Help: Risk Estimates
Risk estimates and settings (area 3 & 4)
This view displays an overview of several risk measures implemented in ARX
First, there are measures that are based on the sample itself, i.e., the size of the equivalence classes. These include:
- Lowest re-identification risk
- Individuals affected by lowest risk
- Highest re-identification risk
- Individuals affected by highest risk
- Average re-identification risk
- Fraction of unique tuples
Moreover, ARX supports estimating re-identification risks based on uniqueness determined via super-population models. These statistical methods estimate characteristics of the overall population with probability distributions that are parameterized with sample characteristics. We provide default settings for populations, such as the USA, UK, France or Germany, and support the methods by Pitman, Zayatz and the SNB model. The properties of the underlying population can be specified in this view.
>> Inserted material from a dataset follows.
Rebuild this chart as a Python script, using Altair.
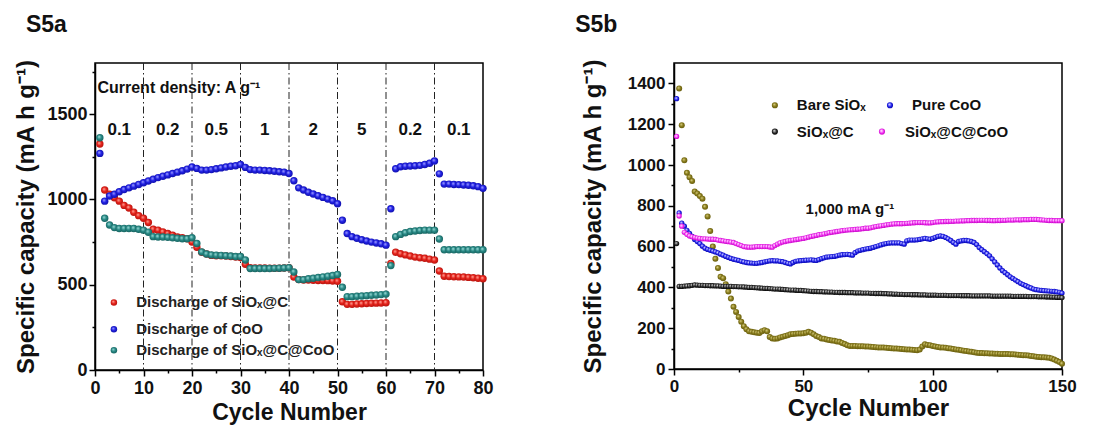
import altair as alt
import pandas as pd

FONT = "Liberation Sans"

# ---------------- S5a data (rate capability) ----------------
left_cycles = list(range(1, 81))
left_siox_c = [1325, 1055, 1030, 1010, 990, 965, 950, 925, 905, 890,
               865, 825, 820, 810, 800, 790, 780, 775, 770, 750,
               720, 690, 680, 672, 670, 670, 668, 665, 662, 660,
               620, 600, 598, 598, 598, 597, 597, 597, 598, 600,
               545, 530, 528, 527, 526, 525, 525, 524, 522, 520,
               400, 385, 385, 387, 388, 390, 391, 392, 393, 395,
               625, 690, 682, 675, 668, 662, 658, 655, 650, 645,
               580, 550, 548, 547, 546, 545, 543, 541, 538, 535]
left_coo = [1270, 990, 1020, 1030, 1045, 1058, 1068, 1078, 1088, 1098,
            1108, 1118, 1128, 1136, 1144, 1152, 1160, 1168, 1178, 1190,
            1182, 1172, 1172, 1175, 1180, 1185, 1190, 1195, 1198, 1205,
            1188, 1175, 1172, 1172, 1170, 1168, 1165, 1162, 1160, 1152,
            1110, 1068, 1055, 1042, 1032, 1022, 1012, 1002, 992, 975,
            878, 800, 782, 772, 764, 756, 750, 745, 740, 732,
            945, 1180, 1192, 1195, 1196, 1198, 1200, 1205, 1212, 1225,
            1150, 1090, 1090, 1088, 1087, 1085, 1083, 1080, 1075, 1065]
left_siox_c_coo = [1362, 890, 850, 835, 830, 830, 830, 830, 825, 820,
                   808, 782, 780, 780, 778, 775, 772, 770, 770, 775,
                   742, 692, 680, 675, 673, 672, 670, 668, 665, 665,
                   645, 595, 595, 595, 595, 595, 596, 597, 598, 600,
                   575, 530, 530, 535, 538, 542, 546, 550, 554, 560,
                   485, 430, 430, 432, 434, 436, 438, 440, 442, 445,
                   612, 782, 795, 805, 812, 815, 818, 820, 820, 820,
                   768, 705, 705, 705, 705, 705, 705, 705, 705, 705]
left_series = ["Discharge of SiOₓ@C", "Discharge of CoO", "Discharge of SiOₓ@C@CoO"]
rate_labels = ["0.1", "0.2", "0.5", "1", "2", "5", "0.2", "0.1"]
rate_x = [5, 15, 25, 35, 45, 55, 65, 75]
divider_x = [10, 20, 30, 40, 50, 60, 70]

# ---------------- S5b data (cycling at 1 A/g) ----------------
right_cycles = list(range(1, 151))
bare_cycles = list(range(2, 151))
bare_siox = [1375, 1195, 1023, 962, 940, 922, 870, 860, 848,
             835, 795, 748, 676, 600, 540, 495, 452, 445, 415,
             380, 345, 305, 280, 255, 232, 210, 195, 185, 182,
             180, 178, 177, 185, 190, 185, 157, 150, 148, 150,
             155, 158, 162, 165, 170, 172, 173, 174, 174, 175,
             178, 182, 178, 170, 162, 157, 150, 148, 145, 142,
             140, 138, 135, 133, 128, 122, 116, 113, 113, 113,
             112, 112, 111, 110, 110, 109, 108, 107, 106, 105,
             105, 104, 103, 102, 101, 100, 99, 98, 97, 96,
             95, 94, 93, 92, 95, 110, 121, 118, 116, 113,
             110, 108, 106, 105, 104, 102, 100, 98, 96, 94,
             92, 90, 88, 86, 84, 82, 80, 79, 78, 77,
             77, 76, 76, 75, 75, 74, 74, 73, 73, 72,
             72, 71, 70, 69, 68, 67, 66, 64, 62, 60,
             59, 58, 57, 56, 55, 52, 46, 40, 34, 26]
pure_coo = [1325, 765, 715, 700, 680, 665, 650, 635, 625, 615,
            602, 592, 586, 582, 578, 574, 569, 563, 558, 552,
            547, 542, 538, 535, 532, 528, 525, 522, 520, 519,
            518, 518, 520, 522, 525, 528, 530, 531, 530, 530,
            528, 526, 522, 518, 515, 522, 528, 530, 531, 532,
            533, 534, 535, 533, 532, 536, 541, 545, 548, 550,
            551, 552, 555, 558, 560, 561, 562, 560, 558, 570,
            578, 582, 585, 588, 590, 592, 596, 600, 604, 608,
            612, 615, 617, 618, 618, 618, 618, 615, 612, 628,
            632, 632, 632, 633, 635, 638, 640, 638, 636, 640,
            645, 650, 652, 650, 645, 638, 630, 620, 612, 625,
            628, 630, 630, 628, 625, 620, 610, 595, 585, 575,
            565, 555, 540, 525, 510, 495, 482, 472, 462, 452,
            444, 436, 428, 420, 414, 408, 402, 397, 392, 389,
            387, 385, 384, 383, 382, 381, 380, 378, 376, 372]
siox_c = [615, 405, 405, 406, 407, 408, 410, 412, 411, 410,
          410, 409, 409, 408, 408, 407, 407, 406, 405, 405,
          405, 405, 404, 404, 403, 403, 402, 401, 400, 400,
          399, 398, 397, 396, 395, 395, 394, 393, 392, 392,
          391, 390, 389, 388, 387, 387, 386, 385, 385, 384,
          383, 382, 381, 380, 380, 379, 379, 378, 378, 377,
          377, 376, 376, 375, 375, 375, 374, 374, 374, 373,
          373, 373, 372, 372, 372, 371, 371, 370, 370, 370,
          369, 369, 368, 368, 367, 367, 366, 366, 365, 365,
          365, 364, 364, 364, 363, 363, 363, 362, 362, 362,
          362, 361, 361, 361, 361, 360, 360, 360, 360, 360,
          359, 359, 359, 359, 358, 358, 358, 358, 358, 358,
          358, 358, 357, 357, 357, 357, 357, 357, 357, 357,
          356, 356, 356, 356, 356, 356, 355, 355, 355, 355,
          354, 354, 354, 353, 353, 352, 352, 351, 351, 350]
siox_c_coo = [1140, 750, 700, 670, 660, 652, 648, 645, 642, 640,
              638, 638, 637, 636, 636, 635, 632, 630, 628, 626,
              624, 622, 620, 615, 610, 605, 600, 598, 597, 597,
              598, 600, 600, 600, 600, 600, 598, 597, 605, 612,
              618, 622, 625, 628, 630, 632, 634, 636, 638, 640,
              643, 646, 650, 652, 655, 658, 660, 662, 665, 668,
              670, 672, 674, 676, 678, 680, 681, 682, 683, 684,
              685, 686, 688, 690, 690, 692, 695, 698, 700, 702,
              704, 706, 708, 710, 711, 712, 712, 712, 713, 714,
              715, 716, 717, 718, 718, 718, 717, 716, 716, 718,
              720, 721, 722, 722, 723, 723, 724, 724, 725, 725,
              726, 726, 727, 727, 728, 728, 728, 729, 729, 729,
              728, 728, 727, 727, 728, 728, 729, 729, 730, 730,
              730, 731, 731, 731, 732, 732, 732, 733, 733, 733,
              732, 731, 730, 729, 728, 728, 727, 727, 727, 727]
right_series = ["Bare SiOₓ", "Pure CoO", "SiOₓ@C", "SiOₓ@C@CoO"]


def sphere(light, base, dark, core="#ffffff", ring=False):
    if ring:
        stops = [alt.GradientStop(offset=0, color=core),
                 alt.GradientStop(offset=0.25, color=light),
                 alt.GradientStop(offset=0.6, color=base),
                 alt.GradientStop(offset=1, color=dark)]
    else:
        stops = [alt.GradientStop(offset=0, color=light),
                 alt.GradientStop(offset=0.45, color=base),
                 alt.GradientStop(offset=1, color=dark)]
    return alt.RadialGradient(gradient="radial", x1=0.38, y1=0.35, r1=0,
                              x2=0.5, y2=0.5, r2=0.6, stops=stops)


def axis(values, major_mod, title, label_size, title_pad, label_pad=3, title_size=24):
    return alt.Axis(values=values, title=title, grid=False, format="d",
                    labelExpr=f"datum.value % {major_mod} === 0 ? datum.label : ''",
                    tickSize={"condition": {"test": f"datum.value % {major_mod} === 0", "value": 6}, "value": 3},
                    tickColor="black", tickWidth=1.5, domainColor="black", domainWidth=1.5,
                    labelFont=FONT, labelFontSize=label_size, labelFontWeight="bold", labelColor="#111",
                    labelPadding=label_pad, labelOverlap=False, labelFlush=False,
                    titleFont=FONT, titleFontSize=title_size, titleFontWeight="bold", titleColor="#111",
                    titlePadding=title_pad)


# ---------------- Left panel ----------------
LX = alt.X("x:Q", scale=alt.Scale(domain=[0, 80], nice=False),
           axis=axis(list(range(0, 81, 5)), 10, "Cycle Number", 18, 4, title_size=23))
LY = alt.Y("y:Q", scale=alt.Scale(domain=[0, 1800], nice=False),
           axis=axis(list(range(0, 1751, 250)), 500, "Specific capacity (mA h g⁻¹)", 18, 8, 2))

left_fills = [sphere("#ffb3a8", "#e8241c", "#a80f0a"),
              sphere("#b0b0ff", "#2222e8", "#0c0c98"),
              sphere("#a8e2de", "#2a8c88", "#125855")]
left_values = [left_siox_c, left_coo, left_siox_c_coo]
leg_y_left = [396, 239, 116]

left_layers = []
div_df = pd.DataFrame({"x": divider_x})
left_layers.append(alt.Chart(div_df).mark_rule(color="#222", strokeWidth=1, strokeDash=[7, 3, 1.5, 3])
                   .encode(x=LX))
for vals, fill, ly, name in zip(left_values, left_fills, leg_y_left, left_series):
    df = pd.DataFrame({"x": left_cycles, "y": vals})
    left_layers.append(alt.Chart(df).mark_circle(fill=fill, size=55, opacity=1).encode(x=LX, y=LY))
    ldf = pd.DataFrame({"x": [3.9], "y": [ly], "t": [name]})
    left_layers.append(alt.Chart(ldf).mark_circle(fill=fill, size=42, opacity=1).encode(x=LX, y=LY))
    tdf = pd.DataFrame({"x": [8.5], "y": [ly], "t": [name]})
    left_layers.append(alt.Chart(tdf).mark_text(align="left", baseline="middle", font=FONT, fontSize=15,
                                                fontWeight="bold", color="#222")
                       .encode(x=LX, y=LY, text="t:N"))
rate_df = pd.DataFrame({"x": rate_x, "y": [1410] * len(rate_x), "t": rate_labels})
left_layers.append(alt.Chart(rate_df).mark_text(font=FONT, fontSize=17, fontWeight="bold", color="#111",
                                                baseline="middle")
                   .encode(x=LX, y=LY, text="t:N"))
cd_df = pd.DataFrame({"x": [0.5], "y": [1655], "t": ["Current density: A g⁻¹"]})
left_layers.append(alt.Chart(cd_df).mark_text(align="left", baseline="middle", font=FONT, fontSize=16,
                                              fontWeight="bold", color="#111")
                   .encode(x=LX, y=LY, text="t:N"))

left = alt.layer(*left_layers).properties(
    width=388, height=307,
    title=alt.TitleParams("S5a", anchor="start", frame="bounds", font=FONT, fontSize=23,
                          fontWeight="bold", color="#111", offset=22, dx=11))

# ---------------- Right panel ----------------
RX = alt.X("x:Q", scale=alt.Scale(domain=[0, 150], nice=False),
           axis=axis(list(range(0, 151, 25)), 50, "Cycle Number", 17, 2))
RY = alt.Y("y:Q", scale=alt.Scale(domain=[0, 1500], nice=False),
           axis=axis(list(range(0, 1401, 100)), 200, "Specific capacity (mA h g⁻¹)", 17, 22))

right_fills = [sphere("#e8df9a", "#8c7f1c", "#5c520a"),
               sphere("#8a8aff", "#1414e6", "#0a0a90", ring=True),
               sphere("#909090", "#1e1e1e", "#000000", ring=True),
               sphere("#ffa8ff", "#ee22ee", "#b000b0", ring=True)]
right_values = [(bare_cycles, bare_siox), (right_cycles, pure_coo),
                (right_cycles, siox_c), (right_cycles, siox_c_coo)]
right_sizes = [36, 28, 28, 28]
leg_sym_x = [39, 83.5, 39, 80.4]
leg_txt_x = [47.5, 92, 47.5, 89.3]
leg_y_right = [1293, 1293, 1164, 1164]

right_layers = []
for (cx, vals), fill, sz in zip(right_values, right_fills, right_sizes):
    df = pd.DataFrame({"x": cx, "y": vals})
    right_layers.append(alt.Chart(df).mark_circle(fill=fill, size=sz, opacity=1).encode(x=RX, y=RY))
for fill, sx, tx, ly, name in zip(right_fills, leg_sym_x, leg_txt_x, leg_y_right, right_series):
    sdf = pd.DataFrame({"x": [sx], "y": [ly]})
    right_layers.append(alt.Chart(sdf).mark_circle(fill=fill, size=38, opacity=1).encode(x=RX, y=RY))
    tdf = pd.DataFrame({"x": [tx], "y": [ly], "t": [name]})
    right_layers.append(alt.Chart(tdf).mark_text(align="left", baseline="middle", font=FONT, fontSize=15,
                                                 fontWeight="bold", color="#111")
                        .encode(x=RX, y=RY, text="t:N"))
ann_df = pd.DataFrame({"x": [68], "y": [784], "t": ["1,000 mA g⁻¹"]})
right_layers.append(alt.Chart(ann_df).mark_text(baseline="middle", font=FONT, fontSize=15,
                                                fontWeight="bold", color="#111")
                    .encode(x=RX, y=RY, text="t:N"))

right = alt.layer(*right_layers).properties(
    width=388, height=306,
    title=alt.TitleParams("S5b", anchor="start", frame="bounds", font=FONT, fontSize=23,
                          fontWeight="bold", color="#111", offset=22, dx=-6))

chart = alt.hconcat(left, right, spacing=80).properties(
    padding={"left": 14, "top": 12, "right": 5, "bottom": 3},
    background="white"
).configure_view(stroke="black", strokeWidth=1.5)

chart.save("out.html", embed_options={"renderer": "svg", "actions": False})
Different super-population models may return different estimates of population uniqueness. ARX also implements a decision rule proposed and validated for clinical datasets by Dankar et al. More information can be found here http://www.biomedcentral.com/1472-6947/12/66. In this view, the results of the methods by Pitman, Zayatz, the SNB model and the approach by Dankar may be compared for different sampling fractions.
This view displays the resulting estimates by the method of Dankar et al., again, for different sampling fractions
For computing estimates from super-population models ARX must solve non-linear bivariate equation systems. The solver used by ARX can be configured in the settings dialog. Here, you may specify options such as the total number of iterations, iterations per try and the required accuracy etc. This may influence the precision of results and execution times.